My mom and I founded a water charity called Let It Flow in 2011. We repair broken water wells and distribute water filtration systems in third world countries. This was inspired by our own experience of living with a subpar water system on our farm in Puerto Rico. We would often have to carry water up into our house.

On his earliest memory of skateboarding:

When I was two years old, I pushed my father’s old skateboard around like a push toy. At five years old, I started skating on my knees and at six years old I started competing. Skateboarding became a family business and I skated six days a week with my father and brothers at our indoor skatepark. Other than riding a bike and shooting hoops with my brothers at the neighborhood park, I never played any other sports as a kid. Skateboarding was our life so I didn’t really have a choice. 

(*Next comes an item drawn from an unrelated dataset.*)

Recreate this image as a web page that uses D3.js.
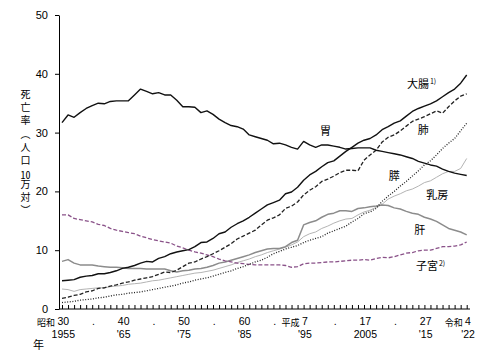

On his earliest memories of the Olympics:

We didn’t have TV for most of my childhood, but I remember my father watching the track and field events when I was around nine years old. Absolutely never imagined skateboarding as an Olympic sport, but super stoked it happened during my career.

On the best piece of advice he’s ever received:

Best piece of advice someone's given me is just do it for the love and don't let the fame and the money and that side of things get to you. And I think that's the most important thing for being a skateboarder in general and also being someone who has had my sort of career since such a young age. And I think that's one of the main reasons why I'm still at where I'm at.

On the atmosphere he expects in Paris:

I think the vibes are going to be insane. I think the energy is going to be really high, and I'm sure for that reason, we're going to see some of the best skateboarding ever.

On getting a second chance at a medal in Paris:

I think this time I want to try my best to put less pressure on myself, even though I'm just naturally such a competitive person. Anytime I compete, I want to do the best I can, I want to land every trick. But yeah, I'm going to try to have some more fun out there and see how it goes.